“If a road went through literally right where we’re talking about from an east west standpoint, all of our water wells are back over my right shoulder. All my fields are back to the south. Well, I can’t water my rice any more can I? So therefore even though maybe it took a portion of the farm, the rest of my farm is useless.”
That prompted senator Glenn Hegar, as well as others in the state legislature to look at the condemnation process.
“A lot of the times, at least in my own personal experience with my family, myself, and my wife’s family, when a government entity is trying to condemn a piece of property, for whatever purpose, you just feel like you’re completely helpless; that you don’t understand the process, there’s lawyers that work for the government, but you gotta go hire and have all this expense, and all you want is just to be treated fairly.”
In 1995 the Texas Supreme Court handed down a decision that limited compensation for diminished access.
“Let’s say the state tomorrow, or a government entity tomorrow says you know what, you can’t use the door of your house any more, and you go, well my house is worthless, I can’t get in my house, and they say, no, you can use your windows.
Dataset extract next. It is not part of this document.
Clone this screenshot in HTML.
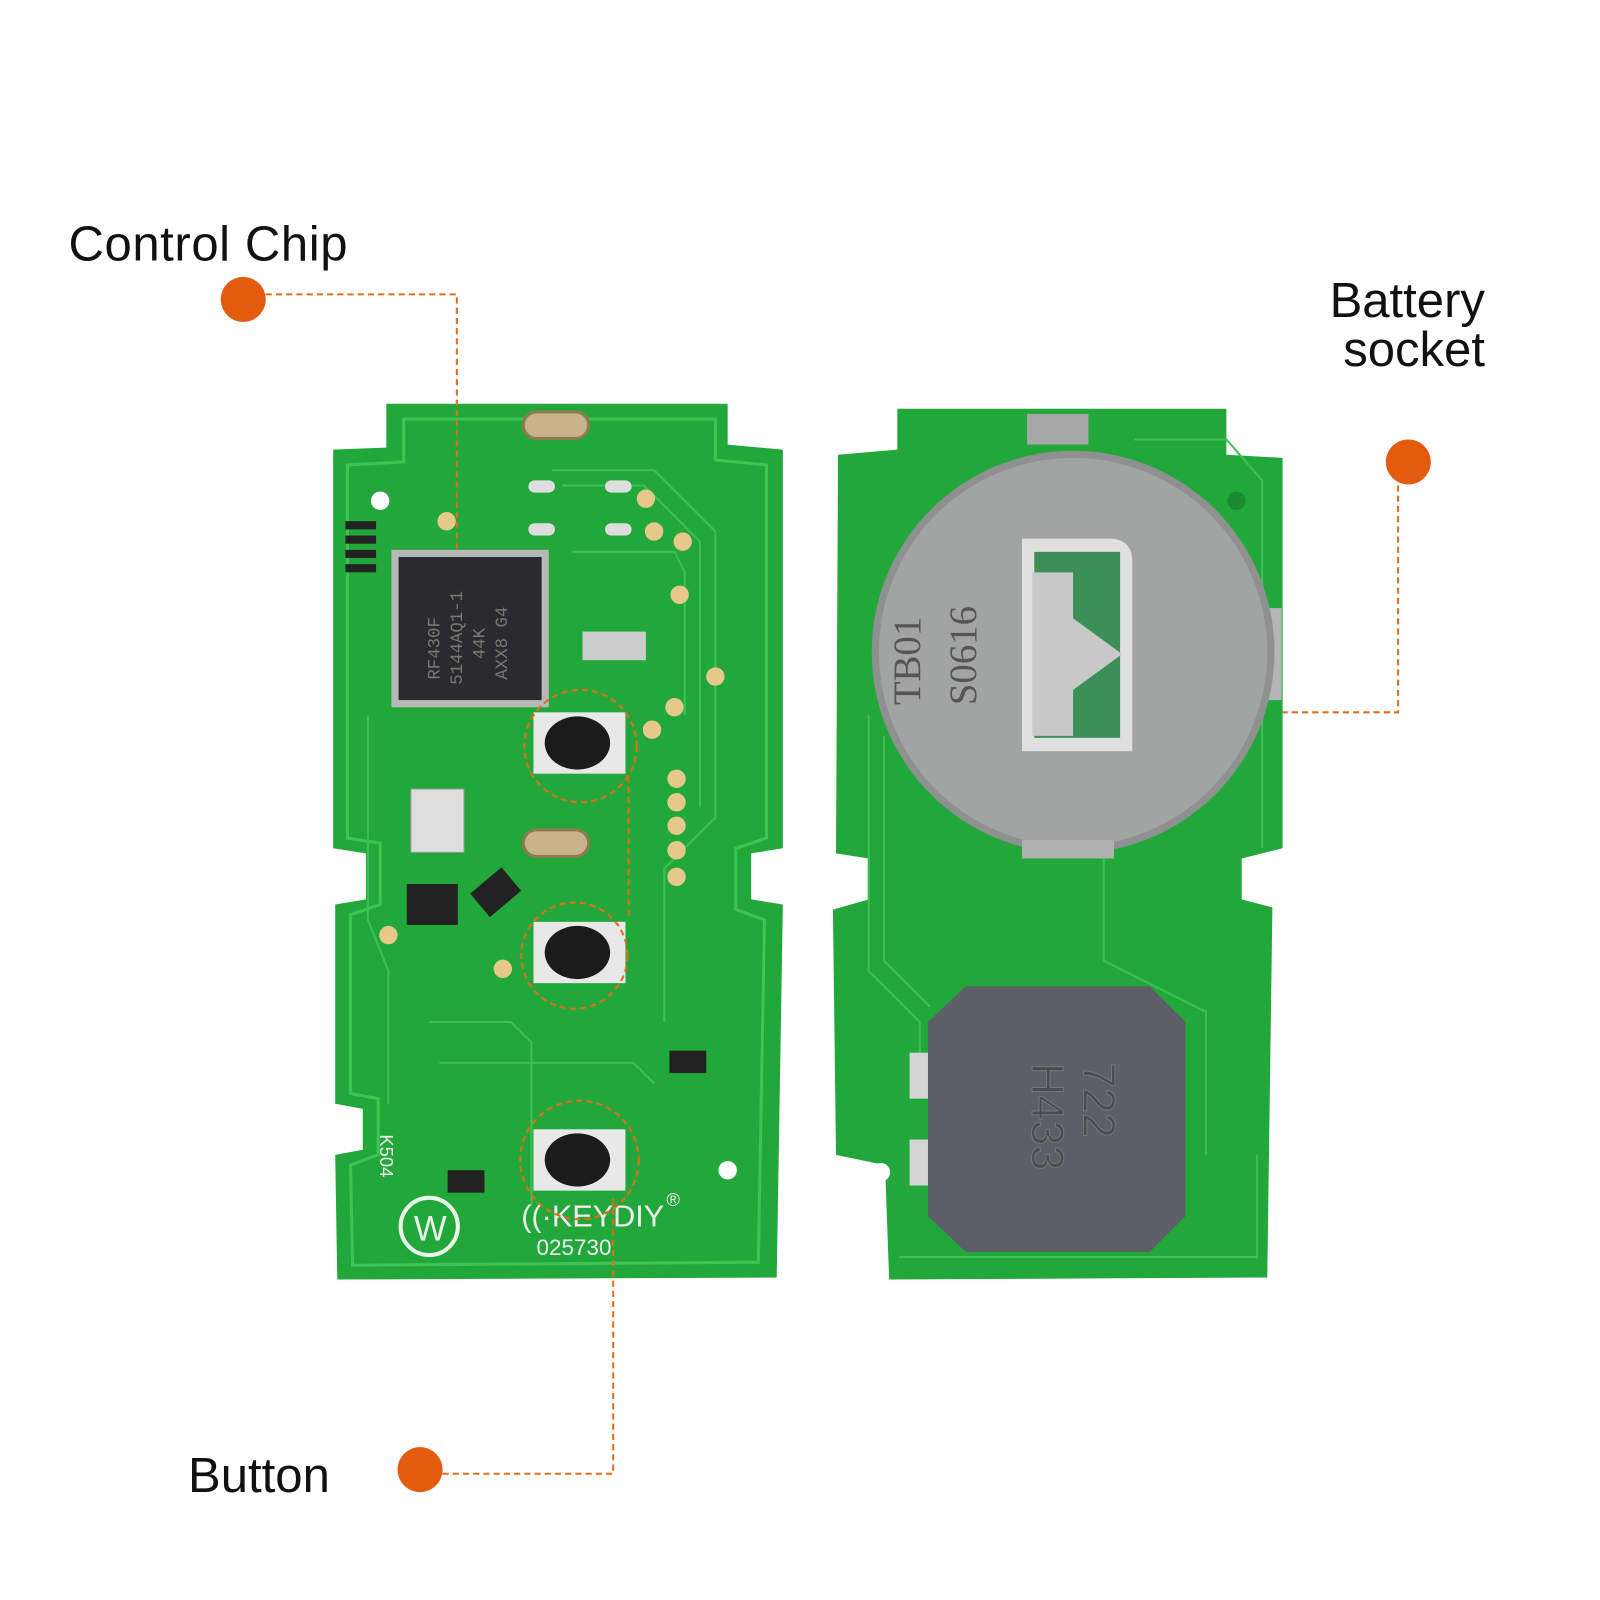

You can crawl through the window every time you want to get in and you want to get out.”
Hegar’s legislation would have given landowners the protection they had before the ’95 court decision.
“The rest of your value has been devalued. Simple. You should be compensated that, or the simplest thing, give you access. If you have access we have no problems now do we?”
Hegar maintains that a road being more expensive to build doesn’t outweigh private property rights
“Yeah, government’s going to have to pay more for condemning property to build access, but at the end of the day, it’s your private property, I mean why should the person who owns land get cheated in the process in building the road?”